Saudi women are fighting to break the chains of male guardianship

I read somewhere that people only rise up to break the bonds of oppression once they have been given a few rights they didn’t have before.

The first taste of freedom, albeit limited, makes them hungry for more.

And that certainly seems to be the case in Saudi Arabia where women were for the first time granted a few rights in 2009 that they didn’t have before, such as the right to occupy certain positions and to choose their professions without the opproval of their guardians.

This has led Saudi women to want to break all, not just some, of the shackles of oppression that have made their lives a misery.
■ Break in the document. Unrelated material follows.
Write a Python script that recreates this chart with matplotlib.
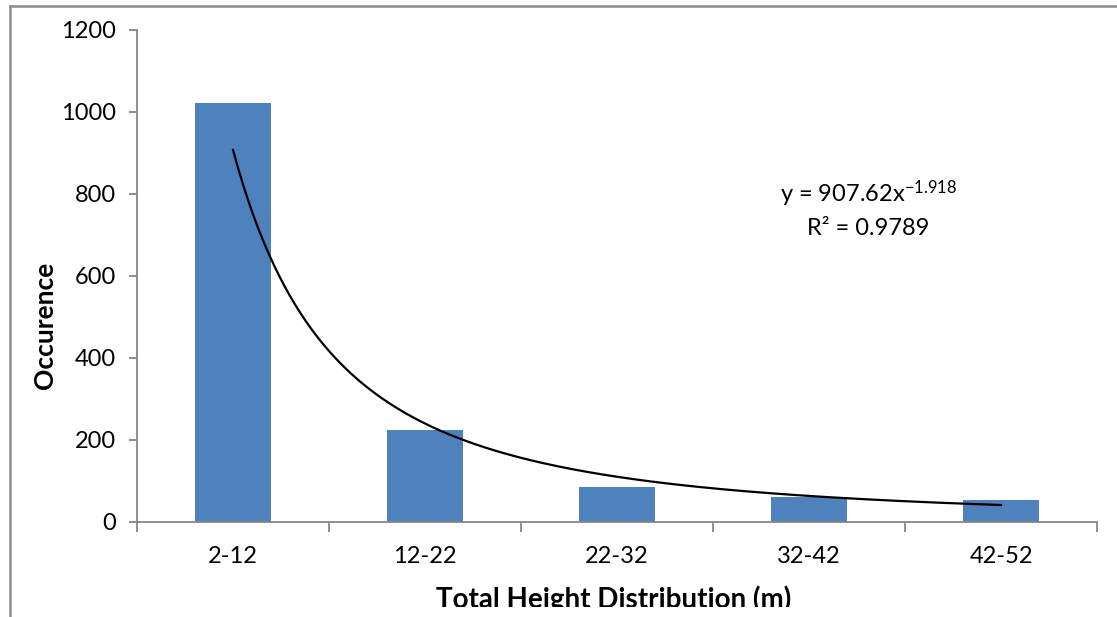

Saudi women still suffer many social violations within their families, mainly from their male guardians, whether their husbands, fathers or brothers. These violations include physical assault, preventing them from getting married so that the guardian can continue to take the women’s salary if she is employed, or taking over their inheritance in case of the father’s death. Women are also given a hard time when visiting governmental departments if they are not accompanied by a male figure. Other violations in the workplace include sexual harassment and extortion from their bosses.

So now:

Saudi women are not just calling for the end of male guardianship in marriage contracts or the transfer of guardianship from one abusive husband or oppressive father to another better man who could be a brother or uncle, like it was for women a few years ago in some Saudi courts.

In fact, women are calling for dropping all forms of supervision and control from brothers, fathers or grandfathers as guardianship limits women’s freedom and willpower.